WHAT NEEDS TO BE DONE →
Give the count of lines holding the string "with" and nothing else.
--
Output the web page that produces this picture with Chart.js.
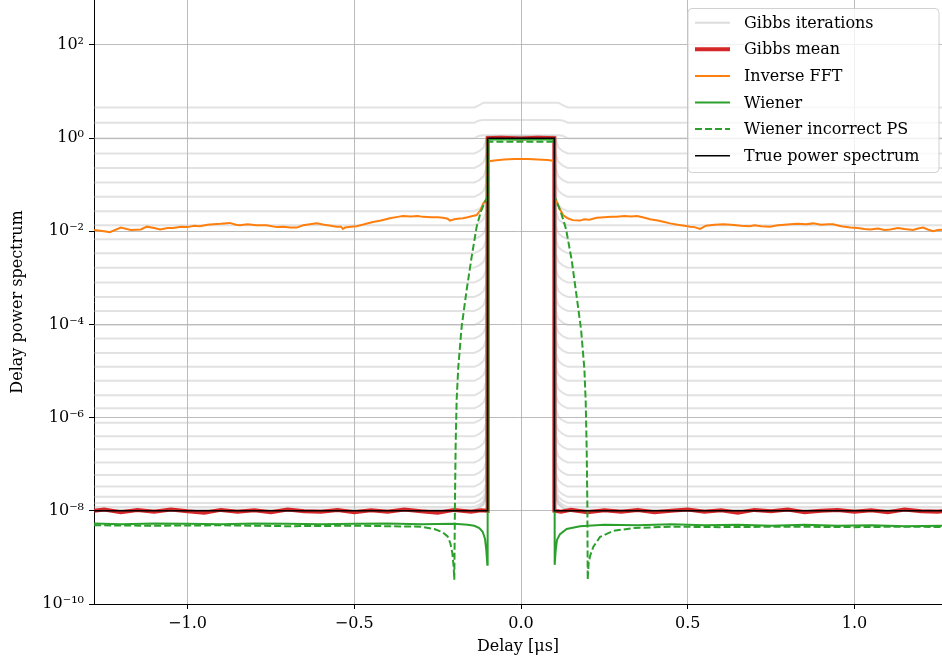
<!DOCTYPE html>
<html>
<head>
<meta charset="utf-8">
<script src="https://cdn.jsdelivr.net/npm/chart.js@4/dist/chart.umd.min.js"></script>
<style>
  html, body { margin: 0; padding: 0; background: #fff; }
</style>
</head>
<body>
<canvas id="chart" width="942" height="664"></canvas>
<script>
// Axis ranges and ticks (delay in microseconds, power as log10 exponents)
const X_MIN = -1.2804;
const X_MAX = 1.2624;
const X_TICKS = [-1.0, -0.5, 0.0, 0.5, 1.0];
const X_TICK_LABELS = ['\u22121.0', '\u22120.5', '0.0', '0.5', '1.0'];
const Y_MIN_EXP = -10;
const Y_MAX_EXP = 2.965;
const Y_TICK_EXPS = [-10, -8, -6, -4, -2, 0, 2];
const Y_TICK_LABELS = ['10\u207b\u00b9\u2070', '10\u207b\u2078', '10\u207b\u2076', '10\u207b\u2074', '10\u207b\u00b2', '10\u2070', '10\u00b2'];

// Gibbs iterations: level outside the window, level inside |delay| < 0.1 (log10)
const GIBBS_OUT = [0.66, 0.33, 0.0, -0.33, -0.64, -0.95, -1.26, -1.57, -1.87, -2.17, -2.47,
  -2.78, -3.10, -3.41, -3.71, -4.01, -4.30, -4.61, -4.91, -5.21, -5.52, -5.80, -6.11,
  -6.40, -6.68, -6.96, -7.23, -7.48, -7.70, -7.83, -7.92, -7.97, -7.99];
const GIBBS_IN = [0.76, 0.39, 0.06, 0.03, 0.02, 0.03, 0.02, 0.01, 0.02, 0.03, 0.02,
  0.01, 0.02, 0.02, 0.03, 0.01, 0.02, 0.02, 0.01, 0.03, 0.02, 0.01, 0.02,
  0.02, 0.01, 0.02, 0.03, 0.01, 0.02, 0.01, 0.02, 0.01, 0.0];
// rise of each iteration just outside the window edge
const GIBBS_EDGE_X = [0.14, 0.125, 0.112, 0.104];
const GIBBS_EDGE_RISE = [0, 0.05, 0.13, 0.3];

// Gibbs mean [delay, log10 power]
const GIBBS_MEAN = [
  [-1.28, -8.00], [-1.25, -7.97], [-1.2, -8.03], [-1.15, -7.98], [-1.1, -8.02], [-1.05, -7.97],
  [-1.0, -8.01], [-0.95, -8.04], [-0.9, -7.98], [-0.85, -8.02], [-0.8, -7.99], [-0.75, -8.03],
  [-0.7, -7.97], [-0.65, -8.01], [-0.6, -8.02], [-0.55, -7.98], [-0.5, -8.03], [-0.45, -7.99],
  [-0.4, -8.02], [-0.35, -7.97], [-0.3, -8.01], [-0.25, -8.04], [-0.2, -7.98], [-0.15, -8.02],
  [-0.12, -7.99], [-0.1, -8.0], [-0.1, 0.0], [-0.06, 0.01], [0.0, -0.01], [0.05, 0.01],
  [0.1, 0.0], [0.1, -8.0], [0.12, -8.02], [0.15, -7.98], [0.2, -8.03], [0.25, -7.99],
  [0.3, -8.02], [0.35, -7.98], [0.4, -8.03], [0.45, -8.0], [0.5, -7.97], [0.55, -8.02],
  [0.6, -7.99], [0.65, -8.04], [0.7, -7.98], [0.75, -8.01], [0.8, -7.97], [0.85, -8.03],
  [0.9, -8.0], [0.95, -7.98], [1.0, -8.02], [1.05, -7.99], [1.1, -8.03], [1.15, -7.97],
  [1.2, -8.01], [1.25, -8.02], [1.28, -7.99]
];

// Inverse FFT [delay, log10 power]
const INVERSE_FFT = [
  [-1.28, -1.97], [-1.25, -2.00], [-1.233, -2.02], [-1.2, -1.92], [-1.17, -1.97], [-1.14, -1.96],
  [-1.122, -1.90], [-1.1, -1.93], [-1.082, -1.96], [-1.06, -1.93], [-1.043, -1.93], [-1.02, -1.90],
  [-1.0, -1.91], [-0.98, -1.88], [-0.963, -1.89], [-0.94, -1.86], [-0.923, -1.85], [-0.9, -1.84],
  [-0.873, -1.82], [-0.855, -1.86], [-0.843, -1.87], [-0.82, -1.85], [-0.793, -1.87], [-0.763, -1.87],
  [-0.733, -1.91], [-0.71, -1.90], [-0.693, -1.92], [-0.673, -1.92], [-0.653, -1.87], [-0.633, -1.85],
  [-0.613, -1.83], [-0.59, -1.86], [-0.57, -1.88], [-0.553, -1.90], [-0.54, -1.90], [-0.534, -1.95],
  [-0.528, -1.92], [-0.51, -1.90], [-0.493, -1.89], [-0.47, -1.85], [-0.444, -1.80], [-0.42, -1.77],
  [-0.393, -1.72], [-0.37, -1.69], [-0.354, -1.67], [-0.33, -1.68], [-0.31, -1.67], [-0.294, -1.69],
  [-0.27, -1.70], [-0.25, -1.70], [-0.234, -1.71], [-0.22, -1.73], [-0.213, -1.77], [-0.2, -1.74],
  [-0.19, -1.73], [-0.174, -1.72], [-0.16, -1.70], [-0.145, -1.67], [-0.133, -1.65], [-0.122, -1.55],
  [-0.113, -1.40], [-0.105, -1.33], [-0.1, -1.30], [-0.1, -0.50], [-0.08, -0.48], [-0.05, -0.46],
  [-0.02, -0.45], [0.0, -0.45], [0.02, -0.45], [0.05, -0.46], [0.08, -0.47], [0.1, -0.49],
  [0.1, -1.30], [0.105, -1.33], [0.115, -1.50], [0.126, -1.65], [0.14, -1.72], [0.155, -1.76],
  [0.177, -1.77], [0.19, -1.74], [0.205, -1.75], [0.227, -1.71], [0.25, -1.70], [0.27, -1.69],
  [0.287, -1.69], [0.31, -1.67], [0.33, -1.68], [0.347, -1.67], [0.365, -1.70], [0.387, -1.74],
  [0.41, -1.77], [0.43, -1.80], [0.447, -1.83], [0.47, -1.86], [0.49, -1.88], [0.507, -1.90],
  [0.52, -1.91], [0.537, -1.95], [0.555, -1.88], [0.58, -1.86], [0.607, -1.85], [0.63, -1.86],
  [0.66, -1.88], [0.687, -1.89], [0.7, -1.87], [0.72, -1.89], [0.747, -1.90], [0.77, -1.87],
  [0.79, -1.86], [0.807, -1.85], [0.83, -1.84], [0.855, -1.85], [0.876, -1.83], [0.9, -1.86],
  [0.92, -1.85], [0.936, -1.85], [0.96, -1.89], [0.987, -1.92], [1.01, -1.93], [1.03, -1.95],
  [1.047, -1.96], [1.07, -1.94], [1.09, -1.97], [1.107, -1.96], [1.13, -1.93], [1.15, -1.95],
  [1.176, -1.97], [1.19, -1.94], [1.206, -1.92], [1.22, -1.96], [1.236, -2.00], [1.25, -1.97],
  [1.28, -1.96]
];

// Wiener filter [delay, log10 power]
const WIENER = [
  [-1.28, -8.27], [-1.2, -8.29], [-1.1, -8.27], [-1.0, -8.28], [-0.9, -8.29], [-0.8, -8.27],
  [-0.7, -8.28], [-0.6, -8.29], [-0.5, -8.28], [-0.4, -8.27], [-0.3, -8.29], [-0.2, -8.28],
  [-0.16, -8.30], [-0.14, -8.32], [-0.125, -8.37], [-0.115, -8.45], [-0.108, -8.60],
  [-0.104, -8.85], [-0.101, -9.16], [-0.1, -0.03], [0.1, -0.03], [0.101, -9.16], [0.104, -8.85],
  [0.108, -8.62], [0.117, -8.50], [0.137, -8.39], [0.177, -8.33], [0.25, -8.30], [0.35, -8.31],
  [0.45, -8.29], [0.55, -8.31], [0.65, -8.30], [0.75, -8.32], [0.85, -8.30], [0.95, -8.32],
  [1.05, -8.31], [1.15, -8.33], [1.28, -8.32]
];

// Wiener with incorrect power spectrum [delay, log10 power]
const WIENER_BAD_PS = [
  [-1.28, -8.31], [-1.1, -8.32], [-0.9, -8.31], [-0.7, -8.33], [-0.5, -8.32], [-0.3, -8.34],
  [-0.26, -8.39], [-0.235, -8.46], [-0.22, -8.55], [-0.212, -8.69], [-0.206, -8.90],
  [-0.202, -9.20], [-0.2, -9.48], [-0.198, -7.80], [-0.196, -6.60], [-0.193, -5.62],
  [-0.188, -4.91], [-0.178, -4.05], [-0.163, -3.26], [-0.148, -2.55], [-0.133, -1.90],
  [-0.12, -1.57], [-0.108, -1.37], [-0.1, -1.25], [-0.1, -0.08], [0.1, -0.08], [0.1, -1.25],
  [0.108, -1.38], [0.12, -1.60], [0.135, -1.95], [0.152, -2.62], [0.165, -3.30], [0.18, -4.10],
  [0.19, -4.95], [0.194, -5.65], [0.197, -6.70], [0.199, -7.90], [0.2, -9.48], [0.203, -9.10],
  [0.208, -8.95], [0.217, -8.77], [0.237, -8.56], [0.277, -8.43], [0.337, -8.37], [0.45, -8.34],
  [0.6, -8.35], [0.8, -8.34], [1.0, -8.35], [1.15, -8.34], [1.28, -8.35]
];

// True power spectrum [delay, log10 power]
const TRUE_PS = [[-1.28, -8], [-0.1, -8], [-0.1, 0], [0.1, 0], [0.1, -8], [1.28, -8]];

const SERIF = 'DejaVu Serif';
const STYLES = {
  gibbs: { label: 'Gibbs iterations', color: 'rgba(185,185,185,0.42)', width: 2, dash: [] },
  mean: { label: 'Gibbs mean', color: '#d62728', width: 4, dash: [] },
  ifft: { label: 'Inverse FFT', color: '#ff7f0e', width: 2, dash: [] },
  wiener: { label: 'Wiener', color: '#2ca02c', width: 2, dash: [] },
  wienerBad: { label: 'Wiener incorrect PS', color: '#2ca02c', width: 2, dash: [7, 3] },
  truth: { label: 'True power spectrum', color: '#000000', width: 1.5, dash: [] }
};
const LEGEND_ORDER = ['gibbs', 'mean', 'ifft', 'wiener', 'wienerBad', 'truth'];

const toPts = pairs => pairs.map(([x, e]) => ({ x: x, y: Math.pow(10, e) }));

function gibbsLine(out, inside) {
  const left = GIBBS_EDGE_X.map((d, i) => [-d, Math.min(out + GIBBS_EDGE_RISE[i], inside)]);
  const right = GIBBS_EDGE_X.map((d, i) => [d, Math.min(out + GIBBS_EDGE_RISE[i], inside)]).reverse();
  return [[-1.28, out], ...left, [-0.1, inside], [0.1, inside], ...right, [1.28, out]];
}

function makeSet(key, pairs) {
  const s = STYLES[key];
  return {
    label: s.label,
    data: toPts(pairs),
    borderColor: s.color,
    borderWidth: s.width,
    borderDash: s.dash,
    pointRadius: 0,
    fill: false,
    tension: 0
  };
}

// first dataset is drawn on top
const datasets = [
  makeSet('truth', TRUE_PS),
  makeSet('wienerBad', WIENER_BAD_PS),
  makeSet('wiener', WIENER),
  makeSet('ifft', INVERSE_FFT),
  makeSet('mean', GIBBS_MEAN)
];
GIBBS_OUT.forEach((lvl, i) => datasets.push(makeSet('gibbs', gibbsLine(lvl, GIBBS_IN[i]))));

// matplotlib-like legend box in the upper right
const boxLegend = {
  id: 'boxLegend',
  afterDraw(chart) {
    const ctx = chart.ctx;
    const right = chart.chartArea.right - 3;
    const x0 = right - 251, y0 = 8.5, w = 251, h = 164, r = 4;
    ctx.save();
    ctx.beginPath();
    ctx.moveTo(x0 + r, y0);
    ctx.arcTo(x0 + w, y0, x0 + w, y0 + h, r);
    ctx.arcTo(x0 + w, y0 + h, x0, y0 + h, r);
    ctx.arcTo(x0, y0 + h, x0, y0, r);
    ctx.arcTo(x0, y0, x0 + w, y0, r);
    ctx.closePath();
    ctx.fillStyle = 'rgba(255,255,255,0.8)';
    ctx.fill();
    ctx.strokeStyle = 'rgba(204,204,204,0.9)';
    ctx.lineWidth = 1;
    ctx.stroke();
    ctx.font = '16px "' + SERIF + '"';
    ctx.textBaseline = 'middle';
    ctx.fillStyle = '#000';
    LEGEND_ORDER.forEach((key, i) => {
      const s = STYLES[key];
      const y = 22.7 + i * 26.6;
      ctx.beginPath();
      ctx.strokeStyle = key === 'gibbs' ? '#dcdcdc' : s.color;
      ctx.lineWidth = s.width;
      ctx.setLineDash(s.dash);
      ctx.moveTo(x0 + 7, y);
      ctx.lineTo(x0 + 42, y);
      ctx.stroke();
      ctx.setLineDash([]);
      ctx.fillText(s.label, x0 + 56, y + 1);
    });
    ctx.restore();
  }
};

const tickFont = { family: SERIF, size: 16 };
const GRID = 'rgba(176,176,176,0.85)';

new Chart(document.getElementById('chart').getContext('2d'), {
  type: 'line',
  data: { datasets: datasets },
  options: {
    responsive: false,
    animation: false,
    devicePixelRatio: 1,
    layout: { padding: 0 },
    plugins: { legend: { display: false }, tooltip: { enabled: false } },
    scales: {
      x: {
        type: 'linear',
        min: X_MIN,
        max: X_MAX,
        afterBuildTicks: s => { s.ticks = X_TICKS.map(v => ({ value: v })); },
        afterFit: s => { s.height = 60; s.paddingLeft = 0; s.paddingRight = 0; },
        ticks: {
          font: tickFont,
          color: '#000',
          padding: 5,
          maxRotation: 0,
          autoSkip: false,
          callback: v => X_TICK_LABELS[X_TICKS.findIndex(t => Math.abs(t - v) < 1e-9)]
        },
        grid: { color: GRID, lineWidth: 1, tickColor: '#000', tickLength: 5 },
        border: { display: true, color: '#000', width: 1 },
        title: { display: true, text: 'Delay [\u03bcs]', font: tickFont, color: '#000', padding: { top: 0, bottom: 8 } }
      },
      y: {
        type: 'logarithmic',
        min: Math.pow(10, Y_MIN_EXP),
        max: Math.pow(10, Y_MAX_EXP),
        afterBuildTicks: s => { s.ticks = Y_TICK_EXPS.map(e => ({ value: Math.pow(10, e) })); },
        afterFit: s => { s.width = 94; s.paddingTop = 0; s.paddingBottom = 0; },
        ticks: {
          font: tickFont,
          color: '#000',
          padding: 5,
          autoSkip: false,
          callback: v => Y_TICK_LABELS[Y_TICK_EXPS.indexOf(Math.round(Math.log10(v)))]
        },
        grid: { color: GRID, lineWidth: 1, tickColor: '#000', tickLength: 5 },
        border: { display: true, color: '#000', width: 1 },
        title: { display: true, text: 'Delay power spectrum', font: tickFont, color: '#000', padding: { top: 8, bottom: 0 } }
      }
    }
  },
  plugins: [boxLegend]
});
</script>
</body>
</html>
--
EXERCISE RESPONSE →
2